= REQUIREMENTS =
Transcribe all the entries word for word, but omit the images.

= INFORMATION PROVIDED =
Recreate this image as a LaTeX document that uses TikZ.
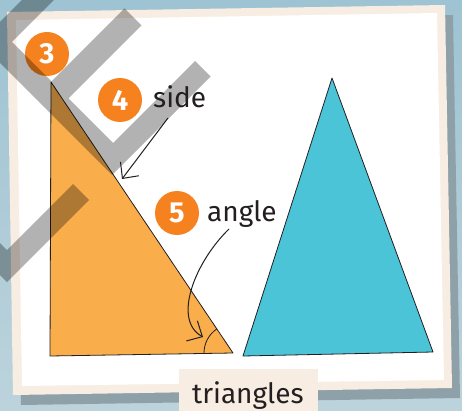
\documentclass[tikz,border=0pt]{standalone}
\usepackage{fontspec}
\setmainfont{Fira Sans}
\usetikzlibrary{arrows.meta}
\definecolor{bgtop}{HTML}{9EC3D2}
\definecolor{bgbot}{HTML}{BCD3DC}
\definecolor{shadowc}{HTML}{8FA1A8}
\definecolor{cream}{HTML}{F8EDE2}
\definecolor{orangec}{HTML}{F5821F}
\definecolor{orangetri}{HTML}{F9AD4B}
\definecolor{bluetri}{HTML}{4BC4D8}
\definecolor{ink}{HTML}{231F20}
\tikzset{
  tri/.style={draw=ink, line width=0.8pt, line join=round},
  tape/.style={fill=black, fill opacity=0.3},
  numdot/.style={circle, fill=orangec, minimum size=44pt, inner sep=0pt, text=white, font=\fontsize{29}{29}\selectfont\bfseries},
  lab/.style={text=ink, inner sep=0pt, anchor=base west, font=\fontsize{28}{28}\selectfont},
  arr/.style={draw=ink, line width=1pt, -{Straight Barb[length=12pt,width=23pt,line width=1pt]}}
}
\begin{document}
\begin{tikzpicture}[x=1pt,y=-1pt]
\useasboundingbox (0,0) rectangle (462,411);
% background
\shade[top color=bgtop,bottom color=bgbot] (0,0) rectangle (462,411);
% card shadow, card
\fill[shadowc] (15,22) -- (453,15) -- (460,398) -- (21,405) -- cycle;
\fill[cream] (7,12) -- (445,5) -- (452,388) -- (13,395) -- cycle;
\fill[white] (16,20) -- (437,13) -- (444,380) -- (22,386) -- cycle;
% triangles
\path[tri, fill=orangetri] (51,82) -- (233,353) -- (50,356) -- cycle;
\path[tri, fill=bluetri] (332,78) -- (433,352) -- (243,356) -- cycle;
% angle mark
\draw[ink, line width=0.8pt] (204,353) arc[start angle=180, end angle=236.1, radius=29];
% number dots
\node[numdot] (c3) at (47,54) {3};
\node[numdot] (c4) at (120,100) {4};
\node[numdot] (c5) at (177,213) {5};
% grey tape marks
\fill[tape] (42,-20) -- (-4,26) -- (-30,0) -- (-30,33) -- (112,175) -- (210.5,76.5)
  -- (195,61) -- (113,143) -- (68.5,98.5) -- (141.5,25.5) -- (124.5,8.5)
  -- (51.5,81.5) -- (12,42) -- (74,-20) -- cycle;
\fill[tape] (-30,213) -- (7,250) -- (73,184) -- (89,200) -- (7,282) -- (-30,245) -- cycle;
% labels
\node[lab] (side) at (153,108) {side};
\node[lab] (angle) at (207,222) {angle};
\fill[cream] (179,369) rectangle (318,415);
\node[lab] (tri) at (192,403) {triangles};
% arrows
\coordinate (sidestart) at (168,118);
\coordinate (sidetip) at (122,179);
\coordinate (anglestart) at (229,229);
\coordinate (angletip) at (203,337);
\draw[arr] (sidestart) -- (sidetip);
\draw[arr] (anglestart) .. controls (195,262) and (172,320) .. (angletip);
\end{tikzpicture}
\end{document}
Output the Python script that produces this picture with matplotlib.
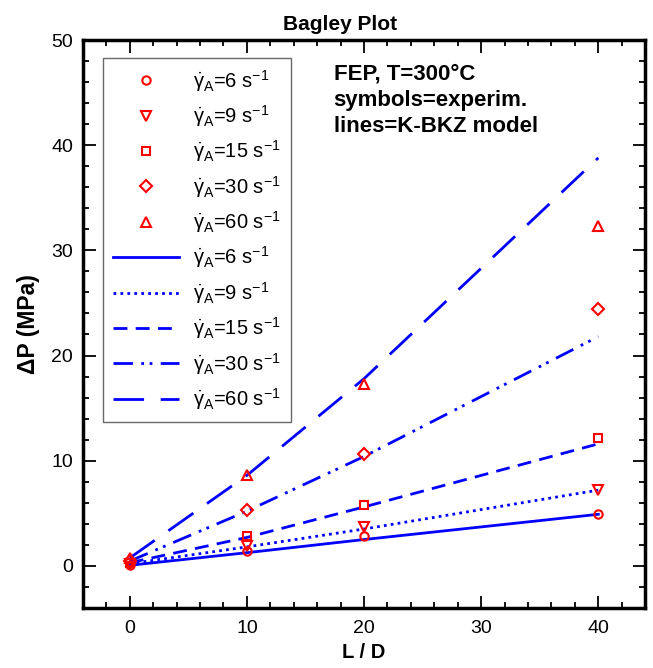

= TASK RESPONSE =
Recreate this image as a LaTeX document that uses TikZ.
\documentclass[tikz,border=0pt]{standalone}
\usepackage{fontspec}
\setmainfont{Fira Sans}
\usetikzlibrary{arrows.meta}
\definecolor{bgtop}{HTML}{9EC3D2}
\definecolor{bgbot}{HTML}{BCD3DC}
\definecolor{shadowc}{HTML}{8FA1A8}
\definecolor{cream}{HTML}{F8EDE2}
\definecolor{orangec}{HTML}{F5821F}
\definecolor{orangetri}{HTML}{F9AD4B}
\definecolor{bluetri}{HTML}{4BC4D8}
\definecolor{ink}{HTML}{231F20}
\tikzset{
  tri/.style={draw=ink, line width=0.8pt, line join=round},
  tape/.style={fill=black, fill opacity=0.3},
  numdot/.style={circle, fill=orangec, minimum size=44pt, inner sep=0pt, text=white, font=\fontsize{29}{29}\selectfont\bfseries},
  lab/.style={text=ink, inner sep=0pt, anchor=base west, font=\fontsize{28}{28}\selectfont},
  arr/.style={draw=ink, line width=1pt, -{Straight Barb[length=12pt,width=23pt,line width=1pt]}}
}
\begin{document}
\begin{tikzpicture}[x=1pt,y=-1pt]
\useasboundingbox (0,0) rectangle (462,411);
% background
\shade[top color=bgtop,bottom color=bgbot] (0,0) rectangle (462,411);
% card shadow, card
\fill[shadowc] (15,22) -- (453,15) -- (460,398) -- (21,405) -- cycle;
\fill[cream] (7,12) -- (445,5) -- (452,388) -- (13,395) -- cycle;
\fill[white] (16,20) -- (437,13) -- (444,380) -- (22,386) -- cycle;
% triangles
\path[tri, fill=orangetri] (51,82) -- (233,353) -- (50,356) -- cycle;
\path[tri, fill=bluetri] (332,78) -- (433,352) -- (243,356) -- cycle;
% angle mark
\draw[ink, line width=0.8pt] (204,353) arc[start angle=180, end angle=236.1, radius=29];
% number dots
\node[numdot] (c3) at (47,54) {3};
\node[numdot] (c4) at (120,100) {4};
\node[numdot] (c5) at (177,213) {5};
% grey tape marks
\fill[tape] (42,-20) -- (-4,26) -- (-30,0) -- (-30,33) -- (112,175) -- (210.5,76.5)
  -- (195,61) -- (113,143) -- (68.5,98.5) -- (141.5,25.5) -- (124.5,8.5)
  -- (51.5,81.5) -- (12,42) -- (74,-20) -- cycle;
\fill[tape] (-30,213) -- (7,250) -- (73,184) -- (89,200) -- (7,282) -- (-30,245) -- cycle;
% labels
\node[lab] (side) at (153,108) {side};
\node[lab] (angle) at (207,222) {angle};
\fill[cream] (179,369) rectangle (318,415);
\node[lab] (tri) at (192,403) {triangles};
% arrows
\coordinate (sidestart) at (168,118);
\coordinate (sidetip) at (122,179);
\coordinate (anglestart) at (229,229);
\coordinate (angletip) at (203,337);
\draw[arr] (sidestart) -- (sidetip);
\draw[arr] (anglestart) .. controls (195,262) and (172,320) .. (angletip);
\end{tikzpicture}
\end{document}
Output the Python script that produces this picture with matplotlib.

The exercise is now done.